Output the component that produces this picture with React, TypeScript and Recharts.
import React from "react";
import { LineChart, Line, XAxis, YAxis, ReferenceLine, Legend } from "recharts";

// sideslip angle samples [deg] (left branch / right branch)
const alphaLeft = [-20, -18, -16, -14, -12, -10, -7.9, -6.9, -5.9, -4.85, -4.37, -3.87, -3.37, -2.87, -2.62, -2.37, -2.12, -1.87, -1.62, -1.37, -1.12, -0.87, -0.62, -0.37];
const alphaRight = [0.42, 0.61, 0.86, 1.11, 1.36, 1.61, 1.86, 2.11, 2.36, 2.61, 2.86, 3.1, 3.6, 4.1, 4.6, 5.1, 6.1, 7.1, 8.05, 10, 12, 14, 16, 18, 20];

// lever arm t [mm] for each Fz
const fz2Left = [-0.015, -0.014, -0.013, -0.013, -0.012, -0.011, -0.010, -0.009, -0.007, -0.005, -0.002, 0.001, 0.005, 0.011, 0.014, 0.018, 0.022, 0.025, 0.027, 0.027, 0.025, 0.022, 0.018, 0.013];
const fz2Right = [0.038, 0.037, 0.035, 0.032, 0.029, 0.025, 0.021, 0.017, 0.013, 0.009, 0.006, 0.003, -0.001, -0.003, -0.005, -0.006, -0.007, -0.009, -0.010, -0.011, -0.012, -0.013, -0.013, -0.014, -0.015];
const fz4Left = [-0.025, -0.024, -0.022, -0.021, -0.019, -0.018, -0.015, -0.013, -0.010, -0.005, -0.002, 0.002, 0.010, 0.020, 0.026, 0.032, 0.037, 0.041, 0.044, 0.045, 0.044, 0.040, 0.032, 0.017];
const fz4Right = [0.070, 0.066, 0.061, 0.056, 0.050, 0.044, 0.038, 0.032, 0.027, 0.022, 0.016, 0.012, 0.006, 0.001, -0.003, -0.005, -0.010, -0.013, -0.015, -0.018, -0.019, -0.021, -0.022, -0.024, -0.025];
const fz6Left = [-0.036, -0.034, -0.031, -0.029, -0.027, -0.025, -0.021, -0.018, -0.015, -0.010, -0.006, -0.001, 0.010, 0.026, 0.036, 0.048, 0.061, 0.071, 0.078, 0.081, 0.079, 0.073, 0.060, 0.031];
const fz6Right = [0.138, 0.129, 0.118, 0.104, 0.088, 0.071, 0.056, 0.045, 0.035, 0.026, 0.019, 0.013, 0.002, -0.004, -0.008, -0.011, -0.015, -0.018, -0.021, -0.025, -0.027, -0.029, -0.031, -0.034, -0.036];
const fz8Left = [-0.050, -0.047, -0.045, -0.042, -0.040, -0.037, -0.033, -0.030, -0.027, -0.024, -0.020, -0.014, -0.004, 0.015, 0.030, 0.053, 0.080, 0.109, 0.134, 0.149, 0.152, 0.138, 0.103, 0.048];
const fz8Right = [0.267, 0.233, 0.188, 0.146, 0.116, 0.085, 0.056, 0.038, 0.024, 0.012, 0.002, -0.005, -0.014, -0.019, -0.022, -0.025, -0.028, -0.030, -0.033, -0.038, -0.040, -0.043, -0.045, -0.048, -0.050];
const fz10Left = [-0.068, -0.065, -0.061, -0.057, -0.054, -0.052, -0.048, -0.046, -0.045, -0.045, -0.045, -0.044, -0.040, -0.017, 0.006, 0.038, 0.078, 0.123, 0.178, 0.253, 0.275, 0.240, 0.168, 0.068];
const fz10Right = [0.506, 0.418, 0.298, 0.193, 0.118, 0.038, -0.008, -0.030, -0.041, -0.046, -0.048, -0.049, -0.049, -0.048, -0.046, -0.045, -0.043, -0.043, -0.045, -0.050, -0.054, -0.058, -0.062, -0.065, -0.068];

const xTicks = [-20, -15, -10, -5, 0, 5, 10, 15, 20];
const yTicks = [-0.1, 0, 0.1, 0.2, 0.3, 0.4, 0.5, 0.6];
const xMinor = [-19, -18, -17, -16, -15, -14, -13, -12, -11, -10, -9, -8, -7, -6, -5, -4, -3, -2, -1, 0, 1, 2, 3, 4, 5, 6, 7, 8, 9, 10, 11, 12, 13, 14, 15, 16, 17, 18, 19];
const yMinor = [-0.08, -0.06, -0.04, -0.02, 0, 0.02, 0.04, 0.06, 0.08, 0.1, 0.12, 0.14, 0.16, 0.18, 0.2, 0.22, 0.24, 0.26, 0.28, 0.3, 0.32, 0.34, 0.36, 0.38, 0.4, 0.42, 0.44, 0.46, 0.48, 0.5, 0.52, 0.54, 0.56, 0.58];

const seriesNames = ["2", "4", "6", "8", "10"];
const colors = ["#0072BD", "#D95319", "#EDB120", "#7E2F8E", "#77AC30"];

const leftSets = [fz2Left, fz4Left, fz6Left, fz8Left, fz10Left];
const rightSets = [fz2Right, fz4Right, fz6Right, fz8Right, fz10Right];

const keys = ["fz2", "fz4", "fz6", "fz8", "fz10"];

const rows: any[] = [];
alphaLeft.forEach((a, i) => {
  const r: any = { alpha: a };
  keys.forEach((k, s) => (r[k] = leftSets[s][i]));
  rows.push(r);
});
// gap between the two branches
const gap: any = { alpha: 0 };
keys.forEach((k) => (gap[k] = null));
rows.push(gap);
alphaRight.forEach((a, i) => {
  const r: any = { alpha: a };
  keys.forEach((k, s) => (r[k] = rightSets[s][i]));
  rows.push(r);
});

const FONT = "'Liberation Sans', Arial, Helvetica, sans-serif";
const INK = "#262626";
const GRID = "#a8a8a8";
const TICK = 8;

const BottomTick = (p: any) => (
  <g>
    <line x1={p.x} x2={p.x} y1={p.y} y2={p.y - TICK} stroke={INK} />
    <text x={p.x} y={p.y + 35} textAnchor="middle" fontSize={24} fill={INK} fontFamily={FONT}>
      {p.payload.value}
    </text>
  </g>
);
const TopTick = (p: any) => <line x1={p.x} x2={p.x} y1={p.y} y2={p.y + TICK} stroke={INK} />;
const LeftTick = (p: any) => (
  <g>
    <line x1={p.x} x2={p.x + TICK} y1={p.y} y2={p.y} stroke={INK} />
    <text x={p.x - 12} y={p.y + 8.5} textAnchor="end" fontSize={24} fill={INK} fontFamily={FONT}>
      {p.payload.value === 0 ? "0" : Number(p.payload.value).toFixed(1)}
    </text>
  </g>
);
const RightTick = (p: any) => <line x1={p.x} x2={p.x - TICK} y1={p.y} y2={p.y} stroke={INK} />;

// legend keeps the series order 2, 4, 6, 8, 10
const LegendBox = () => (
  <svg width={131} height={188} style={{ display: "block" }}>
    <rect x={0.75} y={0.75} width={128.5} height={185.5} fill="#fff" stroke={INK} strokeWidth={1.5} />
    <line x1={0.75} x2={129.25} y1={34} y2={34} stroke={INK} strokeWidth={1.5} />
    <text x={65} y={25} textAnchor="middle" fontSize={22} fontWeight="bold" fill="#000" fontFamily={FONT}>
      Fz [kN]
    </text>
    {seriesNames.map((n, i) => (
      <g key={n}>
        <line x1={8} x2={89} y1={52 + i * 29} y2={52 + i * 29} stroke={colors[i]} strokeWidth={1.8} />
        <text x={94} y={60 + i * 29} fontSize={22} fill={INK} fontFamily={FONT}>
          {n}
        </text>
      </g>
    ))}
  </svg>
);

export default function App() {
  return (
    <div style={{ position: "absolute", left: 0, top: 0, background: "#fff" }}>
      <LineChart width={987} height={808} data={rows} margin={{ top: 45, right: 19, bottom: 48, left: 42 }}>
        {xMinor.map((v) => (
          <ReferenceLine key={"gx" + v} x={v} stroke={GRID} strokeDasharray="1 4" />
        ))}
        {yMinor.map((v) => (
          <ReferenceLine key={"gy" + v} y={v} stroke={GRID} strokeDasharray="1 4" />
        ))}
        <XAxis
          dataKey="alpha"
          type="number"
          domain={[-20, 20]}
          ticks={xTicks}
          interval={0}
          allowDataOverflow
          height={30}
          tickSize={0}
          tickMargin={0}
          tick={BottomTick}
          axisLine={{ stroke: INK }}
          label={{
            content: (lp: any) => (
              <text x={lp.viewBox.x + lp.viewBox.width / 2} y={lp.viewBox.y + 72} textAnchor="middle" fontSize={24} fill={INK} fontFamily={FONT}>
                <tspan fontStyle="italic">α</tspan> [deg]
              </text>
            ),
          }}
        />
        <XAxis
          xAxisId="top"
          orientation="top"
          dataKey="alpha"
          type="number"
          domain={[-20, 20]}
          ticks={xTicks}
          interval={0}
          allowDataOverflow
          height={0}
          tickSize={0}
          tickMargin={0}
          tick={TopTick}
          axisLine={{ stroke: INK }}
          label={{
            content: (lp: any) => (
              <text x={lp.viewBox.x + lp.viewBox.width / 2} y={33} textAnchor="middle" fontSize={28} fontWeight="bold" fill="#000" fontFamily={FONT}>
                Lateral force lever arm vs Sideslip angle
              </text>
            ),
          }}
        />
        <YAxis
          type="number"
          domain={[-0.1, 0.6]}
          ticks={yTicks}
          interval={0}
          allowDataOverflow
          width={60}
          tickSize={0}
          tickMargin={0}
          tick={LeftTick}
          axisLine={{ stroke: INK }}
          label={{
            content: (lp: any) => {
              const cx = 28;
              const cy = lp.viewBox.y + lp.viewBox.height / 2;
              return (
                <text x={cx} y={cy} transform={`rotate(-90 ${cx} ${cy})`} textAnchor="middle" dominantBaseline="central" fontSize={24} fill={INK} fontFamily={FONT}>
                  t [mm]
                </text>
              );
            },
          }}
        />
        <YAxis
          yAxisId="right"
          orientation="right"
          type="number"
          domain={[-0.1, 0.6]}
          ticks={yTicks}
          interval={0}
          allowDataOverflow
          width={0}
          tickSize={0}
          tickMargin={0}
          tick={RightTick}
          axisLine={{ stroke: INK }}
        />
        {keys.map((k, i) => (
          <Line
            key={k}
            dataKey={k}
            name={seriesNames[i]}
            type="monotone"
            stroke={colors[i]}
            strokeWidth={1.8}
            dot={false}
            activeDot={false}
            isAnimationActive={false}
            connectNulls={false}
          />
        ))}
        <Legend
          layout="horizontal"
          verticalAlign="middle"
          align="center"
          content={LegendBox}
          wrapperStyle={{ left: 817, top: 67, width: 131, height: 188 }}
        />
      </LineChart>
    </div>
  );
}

________________________

PROBLEM:
Restate word for word only the lines running from the beginning of the data to the line holding "16, 18, 20];", both included.

RESPONSE TO THIS TASK:
Output the component that produces this picture with React, TypeScript and Recharts.
import React from "react";
import { LineChart, Line, XAxis, YAxis, ReferenceLine, Legend } from "recharts";

// sideslip angle samples [deg] (left branch / right branch)
const alphaLeft = [-20, -18, -16, -14, -12, -10, -7.9, -6.9, -5.9, -4.85, -4.37, -3.87, -3.37, -2.87, -2.62, -2.37, -2.12, -1.87, -1.62, -1.37, -1.12, -0.87, -0.62, -0.37];
const alphaRight = [0.42, 0.61, 0.86, 1.11, 1.36, 1.61, 1.86, 2.11, 2.36, 2.61, 2.86, 3.1, 3.6, 4.1, 4.6, 5.1, 6.1, 7.1, 8.05, 10, 12, 14, 16, 18, 20];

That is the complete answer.